En general, los estadounidenses están bastante bien educados. Los medios de comunicación y la información son muy accesibles. Tienen el hábito de las elecciones libres y un mecanismo político para administrar su gobierno muy bien probado… y además, el país es rico. Por todas estas razones, Estados Unidos es el país que mejor puede permitirse tomar la delantera.
Todavía más, acaba de demostrar al mundo lo eficaz que puede ser encabezando la opinión mundial en la movilización de la oposición internacional contra Sadam Hussein después de la invasión de Kuwait. Otros protestaron. Estados Unidos actuó.
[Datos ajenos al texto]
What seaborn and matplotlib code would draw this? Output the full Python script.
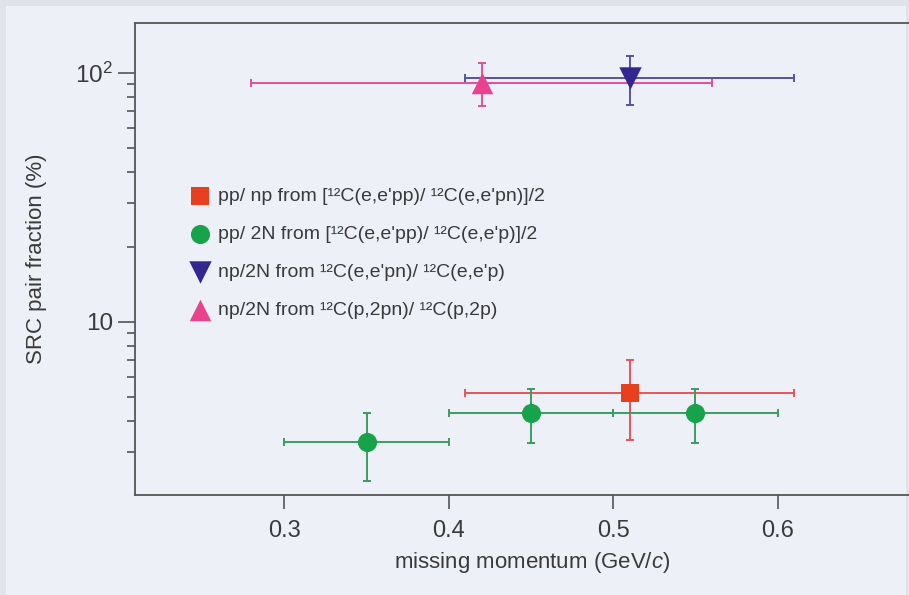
import numpy as np
import pandas as pd
import matplotlib
matplotlib.use("Agg")
import matplotlib.pyplot as plt
import seaborn as sns
from matplotlib.patches import Rectangle
from matplotlib.ticker import FixedLocator, FixedFormatter, NullFormatter

# --- data -----------------------------------------------------------------
labels = [
    "pp/ np from [¹²C(e,e'pp)/ ¹²C(e,e'pn)]/2",
    "pp/ 2N from [¹²C(e,e'pp)/ ¹²C(e,e'p)]/2",
    "np/2N from ¹²C(e,e'pn)/ ¹²C(e,e'p)",
    "np/2N from ¹²C(p,2pn)/ ¹²C(p,2p)",
]

pp_np_p = [0.51]
pp_np_frac = [5.15]
pp_np_err_lo = [1.8]
pp_np_err_hi = [1.85]
pp_np_bin_lo = [0.41]
pp_np_bin_hi = [0.61]

pp_2n_p = [0.35, 0.45, 0.55]
pp_2n_frac = [3.3, 4.3, 4.3]
pp_2n_err_lo = [1.0, 1.05, 1.05]
pp_2n_err_hi = [1.0, 1.05, 1.05]
pp_2n_bin_lo = [0.30, 0.40, 0.50]
pp_2n_bin_hi = [0.40, 0.50, 0.60]

np_2n_e_p = [0.51]
np_2n_e_frac = [95.0]
np_2n_e_err_lo = [21.0]
np_2n_e_err_hi = [22.0]
np_2n_e_bin_lo = [0.41]
np_2n_e_bin_hi = [0.61]

np_2n_p_p = [0.42]
np_2n_p_frac = [91.0]
np_2n_p_err_lo = [17.5]
np_2n_p_err_hi = [18.7]
np_2n_p_bin_lo = [0.28]
np_2n_p_bin_hi = [0.56]

y_ticks = [10, 100]
y_tick_labels = ["10", "$10^2$"]
x_ticks = [0.3, 0.4, 0.5, 0.6]
x_tick_labels = ["0.3", "0.4", "0.5", "0.6"]

# --- styling -----------------------------------------------------------------
sns.set_theme(style="ticks")
plt.rcParams["font.family"] = ["Liberation Sans Narrow", "Liberation Sans", "DejaVu Sans"]
plt.rcParams["mathtext.fontset"] = "custom"
plt.rcParams["mathtext.rm"] = "Liberation Sans"
plt.rcParams["mathtext.it"] = "Liberation Sans:italic"

panel = "#eef0f7"
edge = "#e0e3e9"
text_col = "#3a3a3a"
spine_col = "#555555"

colors = ["#e8401f", "#17a34a", "#33268f", "#e8438f"]
err_colors = ["#e8525a", "#3a9c60", "#5850a2", "#e0509a"]
markers = ["s", "o", "v", "^"]
sizes = [150, 190, 260, 240]

groups = [
    (pp_np_p, pp_np_frac, pp_np_err_lo, pp_np_err_hi, pp_np_bin_lo, pp_np_bin_hi),
    (pp_2n_p, pp_2n_frac, pp_2n_err_lo, pp_2n_err_hi, pp_2n_bin_lo, pp_2n_bin_hi),
    (np_2n_e_p, np_2n_e_frac, np_2n_e_err_lo, np_2n_e_err_hi, np_2n_e_bin_lo, np_2n_e_bin_hi),
    (np_2n_p_p, np_2n_p_frac, np_2n_p_err_lo, np_2n_p_err_hi, np_2n_p_bin_lo, np_2n_p_bin_hi),
]

W, H = 909, 595
fig = plt.figure(figsize=(W / 100, H / 100), dpi=100)
fig.patch.set_facecolor(edge)
fig.patches.append(Rectangle((6 / W, 0), (W - 9) / W, (H - 6) / H,
                             transform=fig.transFigure, facecolor=panel,
                             edgecolor="none", zorder=-10))

ax_left, ax_right, ax_top, ax_bottom = 135, 930, 22.7, 495
ax = fig.add_axes([ax_left / W, (H - ax_bottom) / H,
                   (ax_right - ax_left) / W, (ax_bottom - ax_top) / H])
ax.set_facecolor("none")

frames = []
for lab, (p, f, elo, ehi, blo, bhi) in zip(labels, groups):
    frames.append(pd.DataFrame({"p": p, "frac": f, "err_lo": elo, "err_hi": ehi,
                                "bin_lo": blo, "bin_hi": bhi, "series": lab}))
df = pd.concat(frames, ignore_index=True)

# error bars: horizontal = momentum bin, vertical = uncertainty
for i, lab in enumerate(labels):
    d = df[df["series"] == lab]
    ax.errorbar(d["p"], d["frac"],
                xerr=[d["p"] - d["bin_lo"], d["bin_hi"] - d["p"]],
                yerr=[d["err_lo"], d["err_hi"]],
                fmt="none", ecolor=err_colors[i], elinewidth=1.4,
                capsize=3, capthick=1.4, zorder=2 + i * 0.1)

for i, lab in enumerate(labels):
    d = df[df["series"] == lab]
    sns.scatterplot(data=d, x="p", y="frac", ax=ax, marker=markers[i],
                    color=colors[i], s=sizes[i], linewidth=0, label=lab,
                    zorder=4)

ax.set_yscale("log")
ax.set_xlim(0.2092, 0.6926)
ax.set_ylim(2.014, 158.8)

ax.xaxis.set_major_locator(FixedLocator(x_ticks))
ax.xaxis.set_major_formatter(FixedFormatter(x_tick_labels))
ax.yaxis.set_major_locator(FixedLocator(y_ticks))
ax.yaxis.set_major_formatter(FixedFormatter(y_tick_labels))
ax.yaxis.set_minor_locator(FixedLocator([2, 3, 4, 5, 6, 7, 8, 9, 20, 30, 40, 50, 60, 70, 80, 90]))
ax.yaxis.set_minor_formatter(NullFormatter())
ax.xaxis.set_minor_locator(FixedLocator([]))

for s in ["left", "bottom", "top"]:
    ax.spines[s].set_color(spine_col)
    ax.spines[s].set_linewidth(1.3)
ax.spines["right"].set_visible(False)

ax.tick_params(axis="x", which="major", direction="out", length=10, width=1.2,
               color=spine_col, labelcolor=text_col, labelsize=17, pad=8)
ax.tick_params(axis="y", which="major", direction="out", length=12, width=1.2,
               color=spine_col, labelcolor=text_col, labelsize=17.5, pad=4)
ax.tick_params(axis="y", which="minor", direction="out", length=6, width=1.2,
               color=spine_col)
for t in ax.get_xticklabels() + ax.get_yticklabels():
    t.set_family(["Liberation Sans", "DejaVu Sans"])

ax.set_xlabel("missing momentum (GeV/$c$)", fontsize=16, color=text_col, labelpad=6)
ax.set_ylabel("SRC pair fraction (%)", fontsize=16, color=text_col, labelpad=20)

leg = ax.legend(loc="upper left", bbox_to_anchor=(180 / W, 1 - 180 / H),
                bbox_transform=fig.transFigure, frameon=False, fontsize=14,
                handletextpad=0.25, labelspacing=1.05, borderaxespad=0,
                handlelength=1.3)
for t in leg.get_texts():
    t.set_color(text_col)

fig.savefig("out.png", dpi=100, facecolor=fig.get_facecolor())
Horas después de que las tropas iraquíes atacaran, el gobierno estadounidense, bajo la presidencia de George Bush, había empezado, una rápida campaña para conseguir apoyo, trazar planes, asegurar la aprobación de las resoluciones de las Naciones Unidas y empezar la concentración de tropas que llevaría a la derrota militar de Sadam Hussein. Se pueden cuestionar los motivos ocultos tras esta importante muestra de liderazgo. No se puede dudar de que funcionó.
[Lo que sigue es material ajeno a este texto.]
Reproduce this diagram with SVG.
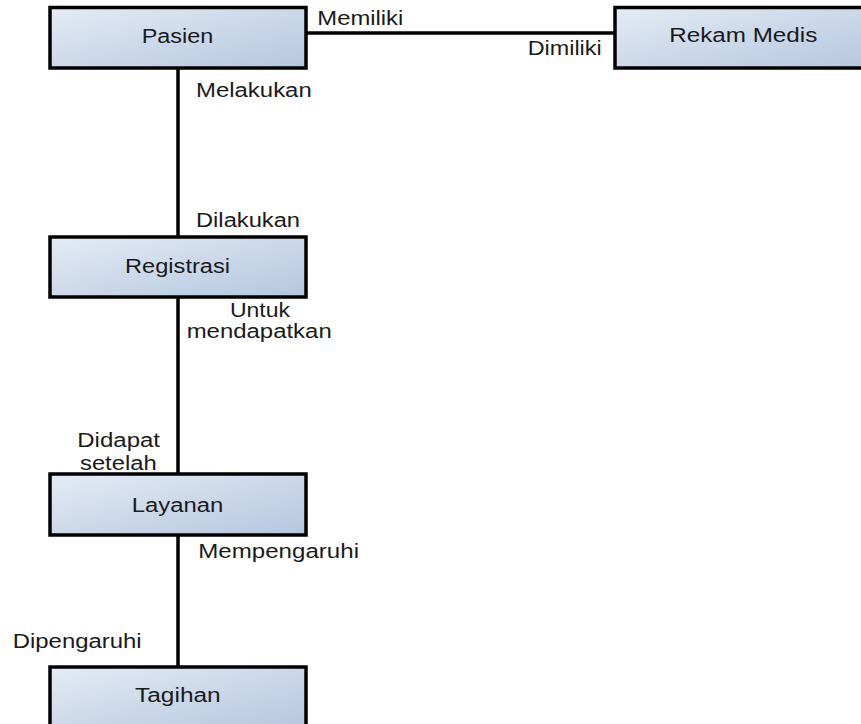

Por desgracia, el mismo gobierno no ha mostrado ningún interés en liderar acciones medioambientales. En muchos intentos de cooperación internacional, Estados Unidos ha utilizado su poder para intentar retrasar o incluso evitar los acuerdos sobre las reformas.
Estados Unidos no puede salvar solo al mundo. Los problemas no se pueden resolver en un solo país por muy desarrollado que esté. Si se volviese santo de la noche a la mañana, sólo retrasaría, pero no evitaría, el día del juicio final si el resto del mundo continuara su carrera actual, e incluso este retraso temporal sería bastante corto.
Pero, a pesar de todo, Estados Unidos debe ponerse a la cabeza; no porque sea el país más culpable, sino porque es el más capaz de hacerlo. Tampoco por razones altruistas -por lo menos, no sólo por ellas sino porque, a la larga, es la única manera de salvarse a sí mismo.